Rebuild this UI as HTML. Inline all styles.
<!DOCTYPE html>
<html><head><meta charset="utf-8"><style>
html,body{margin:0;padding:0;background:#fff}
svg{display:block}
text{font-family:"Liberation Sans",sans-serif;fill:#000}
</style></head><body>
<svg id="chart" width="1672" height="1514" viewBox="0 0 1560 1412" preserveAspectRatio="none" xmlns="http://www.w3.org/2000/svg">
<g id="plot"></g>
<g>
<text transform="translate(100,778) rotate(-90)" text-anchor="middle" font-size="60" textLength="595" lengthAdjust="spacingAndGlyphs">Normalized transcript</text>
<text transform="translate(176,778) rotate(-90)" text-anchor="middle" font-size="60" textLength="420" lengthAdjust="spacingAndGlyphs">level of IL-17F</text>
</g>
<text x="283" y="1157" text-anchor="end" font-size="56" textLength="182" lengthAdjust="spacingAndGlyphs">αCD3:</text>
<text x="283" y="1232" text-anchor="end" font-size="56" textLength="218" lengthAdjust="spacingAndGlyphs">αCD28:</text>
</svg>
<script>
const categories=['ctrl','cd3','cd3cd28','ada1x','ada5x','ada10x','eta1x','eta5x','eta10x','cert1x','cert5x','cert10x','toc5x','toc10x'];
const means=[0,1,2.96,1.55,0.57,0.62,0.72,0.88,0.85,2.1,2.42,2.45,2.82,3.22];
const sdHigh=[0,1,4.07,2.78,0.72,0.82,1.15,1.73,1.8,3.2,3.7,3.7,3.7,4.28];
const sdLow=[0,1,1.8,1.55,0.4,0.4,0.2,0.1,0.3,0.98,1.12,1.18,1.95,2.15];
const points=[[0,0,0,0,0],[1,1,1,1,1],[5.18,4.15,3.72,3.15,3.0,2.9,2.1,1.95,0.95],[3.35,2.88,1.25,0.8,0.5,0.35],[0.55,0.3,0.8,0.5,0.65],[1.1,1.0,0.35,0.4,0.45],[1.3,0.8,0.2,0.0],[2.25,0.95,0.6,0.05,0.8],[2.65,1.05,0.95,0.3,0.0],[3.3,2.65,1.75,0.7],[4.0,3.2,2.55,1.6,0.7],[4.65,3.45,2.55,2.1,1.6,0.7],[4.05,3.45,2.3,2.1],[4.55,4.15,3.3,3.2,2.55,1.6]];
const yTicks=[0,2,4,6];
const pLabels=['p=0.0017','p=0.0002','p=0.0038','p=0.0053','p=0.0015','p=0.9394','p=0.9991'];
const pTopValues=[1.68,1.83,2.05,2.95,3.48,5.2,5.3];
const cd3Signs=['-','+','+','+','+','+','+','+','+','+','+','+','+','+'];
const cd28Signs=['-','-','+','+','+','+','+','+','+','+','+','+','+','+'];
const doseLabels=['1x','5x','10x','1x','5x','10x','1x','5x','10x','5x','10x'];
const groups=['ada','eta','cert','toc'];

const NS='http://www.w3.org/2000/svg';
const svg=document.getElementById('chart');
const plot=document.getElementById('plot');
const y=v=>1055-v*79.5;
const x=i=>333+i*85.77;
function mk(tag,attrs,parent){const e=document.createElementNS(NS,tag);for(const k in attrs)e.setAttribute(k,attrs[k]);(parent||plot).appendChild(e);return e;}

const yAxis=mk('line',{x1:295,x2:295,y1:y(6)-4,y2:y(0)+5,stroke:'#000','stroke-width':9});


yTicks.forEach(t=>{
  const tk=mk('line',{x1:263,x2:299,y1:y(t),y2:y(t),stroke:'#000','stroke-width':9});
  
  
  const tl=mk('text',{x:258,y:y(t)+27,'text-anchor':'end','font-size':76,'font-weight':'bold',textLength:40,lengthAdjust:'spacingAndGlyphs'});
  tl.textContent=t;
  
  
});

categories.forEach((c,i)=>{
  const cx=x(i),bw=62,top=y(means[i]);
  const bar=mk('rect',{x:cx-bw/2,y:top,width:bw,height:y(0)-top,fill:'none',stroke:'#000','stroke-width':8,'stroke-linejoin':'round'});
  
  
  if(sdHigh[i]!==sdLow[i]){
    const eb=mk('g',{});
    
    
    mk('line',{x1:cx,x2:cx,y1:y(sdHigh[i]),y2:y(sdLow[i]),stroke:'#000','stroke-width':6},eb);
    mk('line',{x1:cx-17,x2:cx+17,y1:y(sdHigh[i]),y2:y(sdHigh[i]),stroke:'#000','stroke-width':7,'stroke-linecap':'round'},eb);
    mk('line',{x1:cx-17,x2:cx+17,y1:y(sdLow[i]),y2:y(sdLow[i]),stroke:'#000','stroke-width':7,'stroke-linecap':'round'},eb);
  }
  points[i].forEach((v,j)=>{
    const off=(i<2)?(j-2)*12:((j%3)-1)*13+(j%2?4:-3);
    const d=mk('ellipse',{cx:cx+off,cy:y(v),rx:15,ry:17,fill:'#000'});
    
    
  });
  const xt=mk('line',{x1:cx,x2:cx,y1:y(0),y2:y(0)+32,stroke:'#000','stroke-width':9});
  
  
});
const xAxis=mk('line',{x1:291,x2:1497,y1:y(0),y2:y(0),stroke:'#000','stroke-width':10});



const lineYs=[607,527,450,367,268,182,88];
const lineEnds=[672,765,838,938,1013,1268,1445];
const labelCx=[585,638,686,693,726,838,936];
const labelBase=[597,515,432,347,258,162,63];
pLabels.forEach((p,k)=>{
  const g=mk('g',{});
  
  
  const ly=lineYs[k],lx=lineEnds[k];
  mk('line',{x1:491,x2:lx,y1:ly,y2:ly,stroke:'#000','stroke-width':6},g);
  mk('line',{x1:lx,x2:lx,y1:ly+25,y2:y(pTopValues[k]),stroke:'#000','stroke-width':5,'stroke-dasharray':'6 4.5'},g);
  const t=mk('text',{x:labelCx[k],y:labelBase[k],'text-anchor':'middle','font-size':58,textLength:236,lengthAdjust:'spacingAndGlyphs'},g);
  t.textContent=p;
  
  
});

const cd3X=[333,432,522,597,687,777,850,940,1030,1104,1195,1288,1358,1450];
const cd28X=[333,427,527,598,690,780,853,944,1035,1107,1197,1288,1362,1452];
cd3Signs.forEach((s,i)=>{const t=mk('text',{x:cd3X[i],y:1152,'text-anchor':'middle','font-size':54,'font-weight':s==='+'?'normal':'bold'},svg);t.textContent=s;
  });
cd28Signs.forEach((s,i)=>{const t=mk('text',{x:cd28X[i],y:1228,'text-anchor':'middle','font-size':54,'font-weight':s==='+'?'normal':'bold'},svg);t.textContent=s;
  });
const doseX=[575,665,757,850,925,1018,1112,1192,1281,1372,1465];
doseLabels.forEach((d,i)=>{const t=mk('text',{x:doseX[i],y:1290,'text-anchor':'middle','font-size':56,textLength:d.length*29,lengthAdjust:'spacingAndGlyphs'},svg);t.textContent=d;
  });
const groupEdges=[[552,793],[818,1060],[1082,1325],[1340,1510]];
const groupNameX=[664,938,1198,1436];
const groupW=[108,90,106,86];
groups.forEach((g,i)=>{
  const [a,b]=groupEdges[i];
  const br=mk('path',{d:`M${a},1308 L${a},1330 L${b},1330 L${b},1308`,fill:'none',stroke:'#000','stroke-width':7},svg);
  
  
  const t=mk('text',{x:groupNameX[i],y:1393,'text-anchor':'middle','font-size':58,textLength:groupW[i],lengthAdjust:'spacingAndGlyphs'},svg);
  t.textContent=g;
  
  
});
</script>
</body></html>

◆ YOUR TASK ◆
Your task is to reproduce the whole listing exactly.

◆ THE RESULT ◆
Rebuild this UI as HTML. Inline all styles.
<!DOCTYPE html>
<html><head><meta charset="utf-8"><style>
html,body{margin:0;padding:0;background:#fff}
svg{display:block}
text{font-family:"Liberation Sans",sans-serif;fill:#000}
</style></head><body>
<svg id="chart" width="1672" height="1514" viewBox="0 0 1560 1412" preserveAspectRatio="none" xmlns="http://www.w3.org/2000/svg">
<g id="plot"></g>
<g>
<text transform="translate(100,778) rotate(-90)" text-anchor="middle" font-size="60" textLength="595" lengthAdjust="spacingAndGlyphs">Normalized transcript</text>
<text transform="translate(176,778) rotate(-90)" text-anchor="middle" font-size="60" textLength="420" lengthAdjust="spacingAndGlyphs">level of IL-17F</text>
</g>
<text x="283" y="1157" text-anchor="end" font-size="56" textLength="182" lengthAdjust="spacingAndGlyphs">αCD3:</text>
<text x="283" y="1232" text-anchor="end" font-size="56" textLength="218" lengthAdjust="spacingAndGlyphs">αCD28:</text>
</svg>
<script>
const categories=['ctrl','cd3','cd3cd28','ada1x','ada5x','ada10x','eta1x','eta5x','eta10x','cert1x','cert5x','cert10x','toc5x','toc10x'];
const means=[0,1,2.96,1.55,0.57,0.62,0.72,0.88,0.85,2.1,2.42,2.45,2.82,3.22];
const sdHigh=[0,1,4.07,2.78,0.72,0.82,1.15,1.73,1.8,3.2,3.7,3.7,3.7,4.28];
const sdLow=[0,1,1.8,1.55,0.4,0.4,0.2,0.1,0.3,0.98,1.12,1.18,1.95,2.15];
const points=[[0,0,0,0,0],[1,1,1,1,1],[5.18,4.15,3.72,3.15,3.0,2.9,2.1,1.95,0.95],[3.35,2.88,1.25,0.8,0.5,0.35],[0.55,0.3,0.8,0.5,0.65],[1.1,1.0,0.35,0.4,0.45],[1.3,0.8,0.2,0.0],[2.25,0.95,0.6,0.05,0.8],[2.65,1.05,0.95,0.3,0.0],[3.3,2.65,1.75,0.7],[4.0,3.2,2.55,1.6,0.7],[4.65,3.45,2.55,2.1,1.6,0.7],[4.05,3.45,2.3,2.1],[4.55,4.15,3.3,3.2,2.55,1.6]];
const yTicks=[0,2,4,6];
const pLabels=['p=0.0017','p=0.0002','p=0.0038','p=0.0053','p=0.0015','p=0.9394','p=0.9991'];
const pTopValues=[1.68,1.83,2.05,2.95,3.48,5.2,5.3];
const cd3Signs=['-','+','+','+','+','+','+','+','+','+','+','+','+','+'];
const cd28Signs=['-','-','+','+','+','+','+','+','+','+','+','+','+','+'];
const doseLabels=['1x','5x','10x','1x','5x','10x','1x','5x','10x','5x','10x'];
const groups=['ada','eta','cert','toc'];

const NS='http://www.w3.org/2000/svg';
const svg=document.getElementById('chart');
const plot=document.getElementById('plot');
const y=v=>1055-v*79.5;
const x=i=>333+i*85.77;
function mk(tag,attrs,parent){const e=document.createElementNS(NS,tag);for(const k in attrs)e.setAttribute(k,attrs[k]);(parent||plot).appendChild(e);return e;}

const yAxis=mk('line',{x1:295,x2:295,y1:y(6)-4,y2:y(0)+5,stroke:'#000','stroke-width':9});


yTicks.forEach(t=>{
  const tk=mk('line',{x1:263,x2:299,y1:y(t),y2:y(t),stroke:'#000','stroke-width':9});
  
  
  const tl=mk('text',{x:258,y:y(t)+27,'text-anchor':'end','font-size':76,'font-weight':'bold',textLength:40,lengthAdjust:'spacingAndGlyphs'});
  tl.textContent=t;
  
  
});

categories.forEach((c,i)=>{
  const cx=x(i),bw=62,top=y(means[i]);
  const bar=mk('rect',{x:cx-bw/2,y:top,width:bw,height:y(0)-top,fill:'none',stroke:'#000','stroke-width':8,'stroke-linejoin':'round'});
  
  
  if(sdHigh[i]!==sdLow[i]){
    const eb=mk('g',{});
    
    
    mk('line',{x1:cx,x2:cx,y1:y(sdHigh[i]),y2:y(sdLow[i]),stroke:'#000','stroke-width':6},eb);
    mk('line',{x1:cx-17,x2:cx+17,y1:y(sdHigh[i]),y2:y(sdHigh[i]),stroke:'#000','stroke-width':7,'stroke-linecap':'round'},eb);
    mk('line',{x1:cx-17,x2:cx+17,y1:y(sdLow[i]),y2:y(sdLow[i]),stroke:'#000','stroke-width':7,'stroke-linecap':'round'},eb);
  }
  points[i].forEach((v,j)=>{
    const off=(i<2)?(j-2)*12:((j%3)-1)*13+(j%2?4:-3);
    const d=mk('ellipse',{cx:cx+off,cy:y(v),rx:15,ry:17,fill:'#000'});
    
    
  });
  const xt=mk('line',{x1:cx,x2:cx,y1:y(0),y2:y(0)+32,stroke:'#000','stroke-width':9});
  
  
});
const xAxis=mk('line',{x1:291,x2:1497,y1:y(0),y2:y(0),stroke:'#000','stroke-width':10});



const lineYs=[607,527,450,367,268,182,88];
const lineEnds=[672,765,838,938,1013,1268,1445];
const labelCx=[585,638,686,693,726,838,936];
const labelBase=[597,515,432,347,258,162,63];
pLabels.forEach((p,k)=>{
  const g=mk('g',{});
  
  
  const ly=lineYs[k],lx=lineEnds[k];
  mk('line',{x1:491,x2:lx,y1:ly,y2:ly,stroke:'#000','stroke-width':6},g);
  mk('line',{x1:lx,x2:lx,y1:ly+25,y2:y(pTopValues[k]),stroke:'#000','stroke-width':5,'stroke-dasharray':'6 4.5'},g);
  const t=mk('text',{x:labelCx[k],y:labelBase[k],'text-anchor':'middle','font-size':58,textLength:236,lengthAdjust:'spacingAndGlyphs'},g);
  t.textContent=p;
  
  
});

const cd3X=[333,432,522,597,687,777,850,940,1030,1104,1195,1288,1358,1450];
const cd28X=[333,427,527,598,690,780,853,944,1035,1107,1197,1288,1362,1452];
cd3Signs.forEach((s,i)=>{const t=mk('text',{x:cd3X[i],y:1152,'text-anchor':'middle','font-size':54,'font-weight':s==='+'?'normal':'bold'},svg);t.textContent=s;
  });
cd28Signs.forEach((s,i)=>{const t=mk('text',{x:cd28X[i],y:1228,'text-anchor':'middle','font-size':54,'font-weight':s==='+'?'normal':'bold'},svg);t.textContent=s;
  });
const doseX=[575,665,757,850,925,1018,1112,1192,1281,1372,1465];
doseLabels.forEach((d,i)=>{const t=mk('text',{x:doseX[i],y:1290,'text-anchor':'middle','font-size':56,textLength:d.length*29,lengthAdjust:'spacingAndGlyphs'},svg);t.textContent=d;
  });
const groupEdges=[[552,793],[818,1060],[1082,1325],[1340,1510]];
const groupNameX=[664,938,1198,1436];
const groupW=[108,90,106,86];
groups.forEach((g,i)=>{
  const [a,b]=groupEdges[i];
  const br=mk('path',{d:`M${a},1308 L${a},1330 L${b},1330 L${b},1308`,fill:'none',stroke:'#000','stroke-width':7},svg);
  
  
  const t=mk('text',{x:groupNameX[i],y:1393,'text-anchor':'middle','font-size':58,textLength:groupW[i],lengthAdjust:'spacingAndGlyphs'},svg);
  t.textContent=g;
  
  
});
</script>
</body></html>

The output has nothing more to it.